The ‘route proposals’ in the Final Network Plans look identical to those in the Consultation document however, they don’t reflect these key walking and cycling networks, and they follow existing roads without a clear sense of how walking and cycling will be made safe on these highways.

The Technical report notes that:

‘Given the rural nature of the area [Essex], the plan prioritises cross-boundary connections between towns and cities, utilising off-road routes like Public Rights of Way (PROWs) and bridleways, and innovative on-road cycling solutions in constrained networks.‘

The Summary Report expands this slightly in it’s introduction:

‘Given the mainly rural nature of Essex, the Essex-wide plan prioritises links between villages, towns and cities. The proposals aim to make use of off-road routes such as byways and bridleways, alongside innovative on-road cycling solutions on space-limited networks such as quiet lanes to deliver the LCWIPs.’

The nod to rural areas is appreciated but I’m dismayed that the strategy seems to depend on:

  1. existing byways (there are 3 on the Dengie totalling 2714m in length)
  2. existing bridleways (there are 8 on the Dengie totalling 9,178m in length)
  3. existing ‘quiet lanes’ (there are none designated in Maldon District totalling 0m in length)

That’s a total of a bit over 7 miles of ways that already exist and that we know are not fit to provide a continuous cycling route – they are isolated, dispersed, poorly connected and provide no east-west connections. I haven’t yet found any reference to improvement works on these already existing paths, so its unclear what the consultation/strategy/plans have added to the status quo.

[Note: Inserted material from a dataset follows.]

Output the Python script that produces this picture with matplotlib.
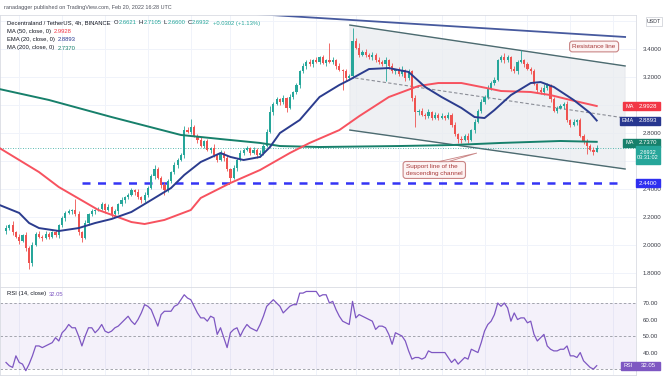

It may be that the plan is for new off-road routes, new byways, bridleways and quiet lanes – which would be great! I haven’t found any hint of that in the documents yet though.

You’ll also have noted that the walking and cycling plans often seem to just talk about cycling. New cycling routes would also increase capacity for those walking and wheeling but it would be good to see some more reference to the particular needs of all active transport users in these reports

The Technical Report prepared by consultants WSP has a photograph on its first page of a rural cycle path, with a bike propped up against a smart wayfinding post which immediately had me wondering where in Essex this was, as I haven’t seen anything like it in the county before. I zoomed in to see more detail – at the top there’s a logo and text for the ‘Essex Region Conservation Authority’, neither of which I recognise, and the phrase ‘Essex Region’ sounds off. Below this are some co-ordinates that seem off too and a distance marker to somewhere called McGregor. The final square on the post has a person with a rifle on it and the legend ‘No Hunting’.

If you hadn’t guessed it yet, this photograph isn’t from the English county of Essex, it’s from 6000km away in Essex County, Ontario, Canada – close to the motor city of Detroit. It’s a photo on the Chrysler Greenway, a 50-kilometre nature trail that comprises the southernmost link of the Trans Canada Trail – at 28,000 km (17,000 mi) the longest recreational, multi-use trail network in the world.

I trust that this indicates the scale and ambition of Essex County Council’s plans rather than a stock photography fail by a WSP intern and I look forward to the Autumn/Winter 2025/2026 announcement of the infrastructure schemes to make it happen!